Task-based Benchmarking#

Edge devices are usually very constrained in terms of resources. Therefore, we have defined a few tasks that can be used to benchmark the performance of a device.

Available Tasks#

This means that they can only perform a limited set of tasks, and might be optimized for a specific task. For example, a device might be optimized for image classification, but not for sound recognition. NeurIO currently supports the following tasks:

Task Name

Dataset

Domain

Category

Main Metric

Description

mnist

MNIST

Image

Classification

Accuracy

Digit classification on 10 classes

cifar10

CIFAR-10

Image

Classification

Accuracy

Object classification on 10 classes

cifar100

CIFAR-100

Image

Classification

Accuracy

Object classification on 100 classes

imagenet

ImageNet

Image

Classification

Accuracy

Object classification on 1000 classes

N-MNIST

N-MNIST

Events

Classification

Accuracy

Digit classification using N-MNIST events

SHD

SHD

Events

Classification

Accuracy

Audio digit classification using Spiking Heidelberg Digits events

Loading a task in NeurIO#

To choose a task, you can load the task from the neurio.tasks module:

from neurio.tasks import mnist

task = MNIST()

# get the data
(x_train, y_train), (x_test, y_test) = task.get_data()

# define a model an perform inference on device
model = ...
device = ...
device.prepare_for_inference(model)
y_pred, profiler = device.predict(x_test[:12], batch_size=4, return_stats=True)

# evaluate the results
metrics = task.evaluate(y_test[:12], y_pred)
print(metrics)

Defining a new task#

To define a new task, you need to create a new class that inherits from the Task class.
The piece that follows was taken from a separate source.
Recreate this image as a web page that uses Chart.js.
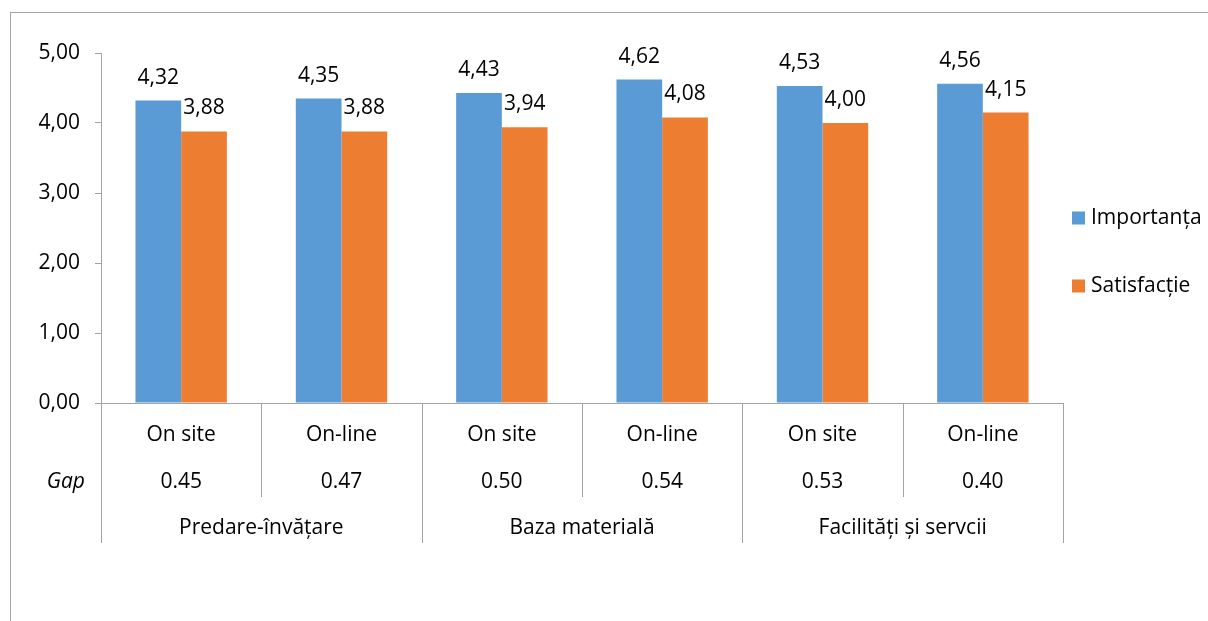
<!DOCTYPE html>
<html lang="ro">
<head>
<meta charset="utf-8">
<title>Importanța și satisfacția</title>
<script src="https://cdn.jsdelivr.net/npm/chart.js@4/dist/chart.umd.min.js"></script>
<style>
  html, body { margin: 0; padding: 0; background: #fff; overflow: hidden; }
  .frame {
    position: absolute; left: 10px; top: 12px; width: 1400px; height: 800px;
    border: 1px solid #a3a3a3; box-sizing: border-box;
  }
  #chart { position: absolute; left: 0; top: 0; }
</style>
</head>
<body>
<div class="frame"></div>
<canvas id="chart" width="1208" height="621"></canvas>
<script>
// Categories: survey mode per domain, with the gap between the two scores
const modes = ['On site', 'On-line', 'On site', 'On-line', 'On site', 'On-line'];
const gapValues = ['0.45', '0.47', '0.50', '0.54', '0.53', '0.40'];
const domains = ['Predare-învățare', 'Baza materială', 'Facilități și servcii'];

// Series
const importanta = [4.32, 4.35, 4.43, 4.62, 4.53, 4.56];
const satisfactie = [3.88, 3.88, 3.94, 4.08, 4.00, 4.15];
const seriesNames = ['Importanța', 'Satisfacție'];

// Value axis
const yTicks = [0, 1, 2, 3, 4, 5];

const FONT = '"Open Sans", "DejaVu Sans", sans-serif';
const FONT_SIZE = 21;
const AXIS_GRAY = '#a3a3a3';
const BLUE = '#5b9bd5';
const ORANGE = '#ed7d31';

const fmt = v => Number(v).toFixed(2).replace('.', ',');

Chart.defaults.font.family = FONT;
Chart.defaults.font.size = FONT_SIZE;
Chart.defaults.color = '#000';

// Value labels above each bar
const valueLabels = {
  id: 'valueLabels',
  afterDatasetsDraw(chart) {
    const ctx = chart.ctx;
    ctx.save();
    ctx.font = FONT_SIZE + 'px ' + FONT;
    ctx.fillStyle = '#000';
    ctx.textAlign = 'center';
    ctx.textBaseline = 'alphabetic';
    chart.data.datasets.forEach((ds, di) => {
      const meta = chart.getDatasetMeta(di);
      meta.data.forEach((el, i) => {
        ctx.fillText(fmt(ds.data[i]), el.x, el.y - 17);
      });
    });
    ctx.restore();
  }
};

// Category separators, domain row, "Gap" row title and the legend
const axisDecor = {
  id: 'axisDecor',
  afterDraw(chart) {
    const ctx = chart.ctx;
    const xs = chart.scales.x;
    const area = chart.chartArea;
    const n = modes.length;
    const half = (xs.getPixelForValue(1) - xs.getPixelForValue(0)) / 2;
    const axisY = area.bottom;
    const shortEnd = axisY + 94;
    const longEnd = axisY + 140;

    ctx.save();
    ctx.strokeStyle = AXIS_GRAY;
    ctx.lineWidth = 1;
    for (let i = 0; i <= n; i++) {
      const x = Math.round((i < n ? xs.getPixelForValue(i) - half : xs.getPixelForValue(n - 1) + half)) + 0.5;
      ctx.beginPath();
      ctx.moveTo(x, axisY);
      ctx.lineTo(x, i % 2 === 0 ? longEnd : shortEnd);
      ctx.stroke();
    }

    ctx.fillStyle = '#000';
    ctx.textBaseline = 'middle';
    ctx.textAlign = 'center';
    ctx.font = FONT_SIZE + 'px ' + FONT;
    domains.forEach((d, k) => {
      const cx = (xs.getPixelForValue(2 * k) + xs.getPixelForValue(2 * k + 1)) / 2;
      ctx.fillText(d, cx, axisY + 125);
    });

    ctx.textAlign = 'right';
    ctx.font = 'italic ' + FONT_SIZE + 'px ' + FONT;
    ctx.fillText('Gap', area.left - 16, axisY + 79);

    // legend
    ctx.font = FONT_SIZE + 'px ' + FONT;
    ctx.textAlign = 'left';
    const legendX = area.right + 9;
    const legendRows = [218, 286];
    chart.data.datasets.forEach((ds, di) => {
      const cy = legendRows[di];
      ctx.fillStyle = ds.backgroundColor;
      ctx.fillRect(legendX, cy - 6.5, 13, 13);
      ctx.fillStyle = '#000';
      ctx.fillText(ds.label, legendX + 19, cy);
    });
    ctx.restore();
  }
};

new Chart(document.getElementById('chart'), {
  type: 'bar',
  data: {
    labels: modes.map((m, i) => [m, gapValues[i]]),
    datasets: [
      { label: seriesNames[0], data: importanta, backgroundColor: BLUE,
        categoryPercentage: 0.57, barPercentage: 1.0 },
      { label: seriesNames[1], data: satisfactie, backgroundColor: ORANGE,
        categoryPercentage: 0.57, barPercentage: 1.0 }
    ]
  },
  options: {
    responsive: false,
    animation: false,
    devicePixelRatio: 1,
    layout: { padding: { left: 0, top: 53, right: 145, bottom: 0 } },
    plugins: {
      legend: { display: false },
      tooltip: { enabled: false }
    },
    scales: {
      x: {
        grid: { display: true, drawOnChartArea: false, drawTicks: false, offset: true, color: AXIS_GRAY },
        border: { display: true, color: AXIS_GRAY, width: 1 },
        ticks: {
          autoSkip: false, maxRotation: 0, minRotation: 0,
          padding: 8.5,
          font: { size: FONT_SIZE, lineHeight: '47px' },
          color: '#000'
        },
        afterFit(scale) { scale.height = 621 - 403; }
      },
      y: {
        min: yTicks[0],
        max: yTicks[yTicks.length - 1],
        afterBuildTicks(scale) { scale.ticks = yTicks.map(v => ({ value: v })); },
        grid: { display: true, drawOnChartArea: false, drawTicks: true, tickLength: 6, color: AXIS_GRAY },
        border: { display: true, color: AXIS_GRAY, width: 1 },
        ticks: {
          padding: 15,
          color: '#000',
          callback: v => fmt(v)
        },
        afterFit(scale) { scale.width = 101; }
      }
    }
  },
  plugins: [valueLabels, axisDecor]
});
</script>
</body>
</html>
This class must implement the following methods:

  • get_data: returns the dataset used for the task.

  • evaluate: evaluates the results of the inference and returns a dictionary of metrics.

  • get_metrics_info: returns a description of the metrics used to evaluate the task.

For example, this is the implementation of the MNIST classification task:

#!/user/bin/env python

import numpy as np
import tensorflow as tf

from neurio.tasks.task import Task


class MNISTClassification(Task):
    def __init__(self):
        super().__init__()
        self.x = None
        self.y = None
        self.metric = {"CE": tf.keras.metrics.CategoricalCrossentropy(),
                       "Accuracy": tf.keras.metrics.CategoricalAccuracy()}

        self.dataset = tf.keras.datasets.mnist

        self.prepare_data()

    def get_data(self, preprocess=False):
        (x_train, y_train), (x_test, y_test) = self.dataset.load_data()

        x_train = np.repeat(np.expand_dims(x_train, axis=3), 3, axis=3)
        x_test = np.repeat(np.expand_dims(x_test, axis=3), 3, axis=3)

        y_train = tf.keras.utils.to_categorical(y_train)
        y_test = tf.keras.utils.to_categorical(y_test)

        # Normalize value
        if preprocess:
            x_train = (x_train / 255.0).astype(np.float32)
            x_test = (x_test / 255.0).astype(np.float32)

        return (x_train, y_train), (x_test, y_test)

    def evaluate(self, y_train, y_pred):
        res = {}
        for k in self.metric.keys():
            self.metric[k].reset_states()
            self.metric[k].update_state(y_train, y_pred, sample_weight=None)
            res[k] = self.metric[k].result().numpy()
        return res

    def get_metrics_info(self):
        return {"CE": "Categorical Cross Entropy",
                "Accuracy": "Accuracy over 10 classes"}